Iranian forces have reportedly
raised the Iranian flag over
two more disputably Iraqi oil wells, Numbers 11 and 13 at the Al-Faqa oilfield, a Maysan governorate official said last Wednesday.
This incursion follows a previous occupation of well Number 4 Friday, December 18. Iranian forces reportedly removed their flag and withdrew 50 meters from Number 4; however, they remain on Iraqi soil, according to Iraqi officials. Iraqi forces stood 300 meters away.
The Islamic Republic says nothing is happening at the well, which they say is on Iranian land. Iraq says the well was dug by Iraq’s oil company in the 1970s and is definitely in Iraq, and they expect that a planned demarcation of the border will resolve the dispute.
Iraqi Foreign Minister Hoshyar Zebari emphasized that this oil well problem is not new.
“This has been going on since 2006,” Zebari said. “There were violations in 2006, 2007 and 2008. Engineers from the Oil Ministry went to check these wells. They were harassed by Iranians, who fired on them, arrested them and prevented them from carrying out their work.”
He said he wasn’t interested in a shooting incident with the Iranians: “Our duty in the Foreign Ministry is to solve problems and crises, and not to complicate them.”
The incident fed anti-Iranian sentiment in Iraq. A Wednesday telecast showed hundreds of citizens demonstrating against Iran in Baghdad’s Al-Mansur neighborhood.
“The demonstrators raised Iraqi flags and chanted slogans condemning the Iranian occupation of Iraqi oil wells, and called on the government to declare a firm position against this occupation, saying that if its silence persisted, it would be approving the occupation,” the television report said.

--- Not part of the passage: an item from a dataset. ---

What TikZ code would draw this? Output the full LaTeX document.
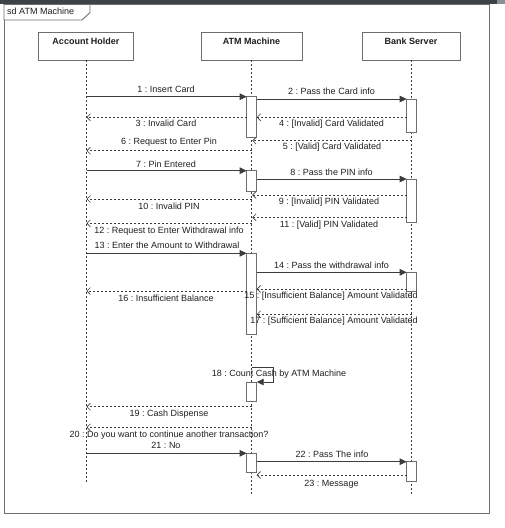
\documentclass[tikz,border=0pt]{standalone}
\usepackage{fontspec}
\setmainfont{Liberation Sans}
\usetikzlibrary{arrows.meta}
\definecolor{boxgray}{HTML}{6E6E6E}
\definecolor{msgcol}{HTML}{3C3C3C}
\definecolor{barcol}{HTML}{3E4347}
\definecolor{barlight}{HTML}{8C9196}
\definecolor{txtcol}{HTML}{1E1E1E}
\frenchspacing
\begin{document}
\frenchspacing
\begin{tikzpicture}[x=1bp,y=-1bp,
  font=\fontsize{9bp}{10bp}\selectfont,
  head/.style={draw=boxgray, fill=white, line width=0.8bp, inner xsep=0, inner ysep=0,
    text height=12.3bp, text depth=15.7bp, text=txtcol, font=\fontsize{9bp}{10bp}\selectfont\bfseries},
  act/.style={draw=boxgray, fill=white, line width=0.8bp, minimum width=10bp, inner sep=0},
  lifeline/.style={draw=msgcol, dash pattern=on 2bp off 2bp, line width=0.6bp},
  sync/.style={draw=msgcol, line width=0.8bp, -{Triangle[length=7bp,width=6.5bp]}},
  reply/.style={draw=msgcol, line width=0.6bp, dash pattern=on 2bp off 2bp,
    -{Straight Barb[length=3.5bp,width=7bp,line width=0.6bp]}},
  lbl/.style={inner sep=0, text height=6.5bp, text depth=1.8bp, text=txtcol},
  framebox/.style={draw=boxgray, line width=0.9bp}
]
\useasboundingbox (0,0) rectangle (505,528);
% top bar
\fill[barcol] (0,0) rectangle (497,4.5);
\fill[barlight] (497,0) rectangle (505,4.5);
% frame
\draw[framebox] (4,4.5) rectangle (489,513);
\draw[framebox, fill=white] (4,4.5) -- (90,4.5) -- (90,12.5) -- (82,20) -- (4,20) -- cycle;
\node[lbl, anchor=west] (sd) at (7,12.5) {sd ATM Machine};

% lifeline heads
\node[head, minimum width=95.5bp] (ah) at (86,46) {Account Holder};
\node[head, minimum width=101bp] (atm) at (251.5,46) {ATM Machine};
\node[head, minimum width=98bp] (bs) at (411,46) {Bank Server};

% lifeline ends
\coordinate (ahEnd) at (86.5,483);
\coordinate (atmEnd) at (251.7,495);
\coordinate (bsEnd) at (411.7,495);
\draw[lifeline] (ah.south -| ahEnd) -- (ahEnd);
\draw[lifeline] (atm.south -| atmEnd) -- (atmEnd);
\draw[lifeline] (bs.south -| bsEnd) -- (bsEnd);

% activations
\node[act, minimum height=40.3bp] (a1) at (251.7,116.85) {};
\node[act, minimum height=33bp]   (b1) at (411.7,115.5) {};
\node[act, minimum height=20.3bp] (a2) at (251.7,180.85) {};
\node[act, minimum height=43.3bp] (b2) at (411.7,200.65) {};
\node[act, minimum height=80.7bp] (a3) at (251.7,293.65) {};
\node[act, minimum height=19.4bp] (b3) at (411.7,282) {};
\node[act, minimum height=19.5bp] (a4) at (251.7,391.75) {};
\node[act, minimum height=19.4bp] (a5) at (251.7,463) {};
\node[act, minimum height=20bp]   (b4) at (411.7,471.7) {};

% message end points
\coordinate (m1s) at (86.5,96.7);   \coordinate (m1e) at (246.7,96.7);
\coordinate (m2s) at (256.7,99);    \coordinate (m2e) at (406.7,99);
\coordinate (m3s) at (246.7,117.3); \coordinate (m3e) at (86.5,117.3);
\coordinate (m4s) at (406.7,117.3); \coordinate (m4e) at (256.7,117.3);
\coordinate (m5s) at (411.7,140.7); \coordinate (m5e) at (252.2,140.7);
\coordinate (m6s) at (251.7,150.7); \coordinate (m6e) at (86.5,150.7);
\coordinate (m7s) at (86.5,170.7);  \coordinate (m7e) at (246.7,170.7);
\coordinate (m8s) at (256.7,179);   \coordinate (m8e) at (406.7,179);
\coordinate (m9s) at (406.7,195);   \coordinate (m9e) at (252.2,195);
\coordinate (m10s) at (251.7,199);  \coordinate (m10e) at (86.5,199);
\coordinate (m11s) at (406.7,217.3);\coordinate (m11e) at (252.2,217.3);
\coordinate (m12s) at (251.7,223.3);\coordinate (m12e) at (86.5,223.3);
\coordinate (m13s) at (86.5,253.3); \coordinate (m13e) at (246.7,253.3);
\coordinate (m14s) at (256.7,272.3);\coordinate (m14e) at (406.7,272.3);
\coordinate (m15s) at (406.7,289);  \coordinate (m15e) at (256.7,289);
\coordinate (m16s) at (246.7,291);  \coordinate (m16e) at (86.5,291);
\coordinate (m17s) at (411.7,314.3);\coordinate (m17e) at (256.7,314.3);
\coordinate (m18s) at (251.7,367.3);\coordinate (m18e) at (256.7,382);
\coordinate (m19s) at (251.7,406.7);\coordinate (m19e) at (86.5,406.7);
\coordinate (m20s) at (251.7,427.3);\coordinate (m20e) at (86.5,427.3);
\coordinate (m21s) at (86.5,453.3); \coordinate (m21e) at (246.7,453.3);
\coordinate (m22s) at (256.7,461.7);\coordinate (m22e) at (406.7,461.7);
\coordinate (m23s) at (406.7,475);  \coordinate (m23e) at (256.7,475);

% messages
\draw[sync]  (m1s) -- (m1e);
\draw[sync]  (m2s) -- (m2e);
\draw[reply] (m3s) -- (m3e);
\draw[reply] (m4s) -- (m4e);
\draw[reply] (m5s) -- (m5e);
\draw[reply] (m6s) -- (m6e);
\draw[sync]  (m7s) -- (m7e);
\draw[sync]  (m8s) -- (m8e);
\draw[reply] (m9s) -- (m9e);
\draw[reply] (m10s) -- (m10e);
\draw[reply] (m11s) -- (m11e);
\draw[reply] (m12s) -- (m12e);
\draw[sync]  (m13s) -- (m13e);
\draw[sync]  (m14s) -- (m14e);
\draw[reply] (m15s) -- (m15e);
\draw[reply] (m16s) -- (m16e);
\draw[reply] (m17s) -- (m17e);
\draw[sync]  (m18s) -- ++(21.6,0) |- (m18e);
\draw[reply] (m19s) -- (m19e);
\draw[reply] (m20s) -- (m20e);
\draw[sync]  (m21s) -- (m21e);
\draw[sync]  (m22s) -- (m22e);
\draw[reply] (m23s) -- (m23e);

% labels
\node[lbl] (l1)  at (166,90.5)  {1 : Insert Card};
\node[lbl] (l2)  at (331.5,92.2) {2 : Pass the Card info};
\node[lbl] (l3)  at (166,123.8) {3 : Invalid Card};
\node[lbl] (l4)  at (331.5,123.8) {4 : [Invalid] Card Validated};
\node[lbl] (l5)  at (332,147.2) {5 : [Valid] Card Validated};
\node[lbl] (l6)  at (169,142.5) {6 : Request to Enter Pin};
\node[lbl] (l7)  at (166,165.2) {7 : Pin Entered};
\node[lbl] (l8)  at (331.5,173.2) {8 : Pass the PIN info};
\node[lbl] (l9)  at (329,202.2) {9 : [Invalid] PIN Validated};
\node[lbl] (l10) at (169,207.2) {10 : Invalid PIN};
\node[lbl] (l11) at (329,225.5) {11 : [Valid] PIN Validated};
\node[lbl] (l12) at (169,231.5) {12 : Request to Enter Withdrawal info};
\node[lbl] (l13) at (167,246.5) {13 : Enter the Amount to Withdrawal};
\node[lbl] (l14) at (331.5,265.8) {14 : Pass the withdrawal info};
\node[lbl] (l15) at (331,296.2) {15 : [Insufficient Balance] Amount Validated};
\node[lbl] (l16) at (166,299.5) {16 : Insufficient Balance};
\node[lbl] (l17) at (334,321.5) {17 : [Sufficient Balance] Amount Validated};
\node[lbl] (l18) at (279,373.8) {18 : Count Cash by ATM Machine};
\node[lbl] (l19) at (169,414.5) {19 : Cash Dispense};
\node[lbl] (l20) at (169,435.5) {20 : Do you want to continue another transaction?};
\node[lbl] (l21) at (166,446.5) {21 : No};
\node[lbl] (l22) at (332,455.5) {22 : Pass The info};
\node[lbl] (l23) at (331.5,483.8) {23 : Message};
\end{tikzpicture}
\end{document}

The oilfield, Aswat al-Iraq reported, was discovered in 1974. It was left alone until the border was later demarcated. Joint plans for developing the field were ended in 1980 by the Iraq-Iran war. The border markers were destroyed during the war.
Iraqi Oil Minister Hossain ash-Shahristani said the border in the area has not been re-demarcated because “the Iranians are vacillating on the grounds that there are mines in the region that must be removed before marking the border.”